Your priorities should be focused on who you want to treat by identifying your ABC clients, and what procedures you want to do to be most effective and enjoy yourself along the way. The who and what are your priorities, and then you must create a scheduling system that makes sense to your entire staff.

Stephen Covey, in his book, The 7 Habits of Highly Effective People, recalls Aesop's fable, the Goose and the Golden Egg. He uses the story of the farmer who realizes that a goose he purchased laid gold eggs. Day after day the goose would deliver a golden egg. The farmer became so impatient that he cut the goose's neck to get all of the eggs out, but instead he just killed the goose that laid the golden eggs. His impatience and greed got the best of him. Covey compared the eggs to "production" and the goose to "production capability." In other words there are certain procedures that give us the opportunity to be most effective. Covey called these procedures PC or production capability procedures. He advised that we keep the P/PC ratio alive instead of killing it like the farmer.

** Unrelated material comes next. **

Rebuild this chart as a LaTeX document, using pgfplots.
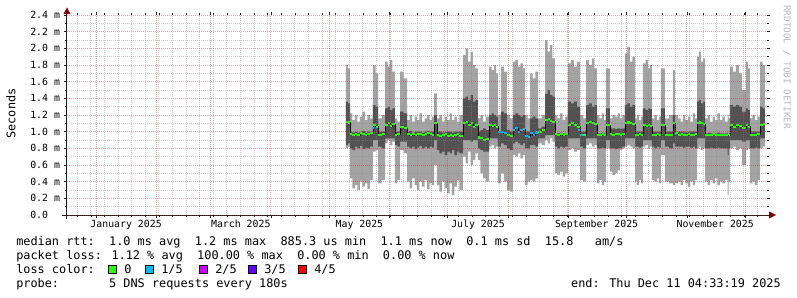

In dentistry we have two systems that are critical PC procedures. I will discuss them in a coming chapter, Tip 25. Covey, in his excellent time management book, First Things First, uses another strong analogy—Big Rocks. He creates a scenario in which you have a jar, some big rocks, some smaller rocks and pebbles and some water. He then asks if you could fit everything into the jar…where would you start? Obviously, by putting the big rocks in first and the water in last…everything would fit in. The analogy is that your most productive work is the big rocks. Which leads to scheduling.

I have always used a color-coded system as my main time management tool. The big rocks (or the most productive procedures) are colored in green. We try to fill in the green time first, followed by the PC time, which is yellow. Production capability comes mostly in the form of the examination. We block off our yellow time and fill it in accordingly. That pretty much takes care of production and production capability. But a practice must also make time for less productive procedures (blue time), as well as for emergencies (red time). Blue time is usually at the end of the day, and red time is usually before lunch or at the end of the day if needed.

Hopefully you can see how good time management can put order to your philosophy and make your life much easier.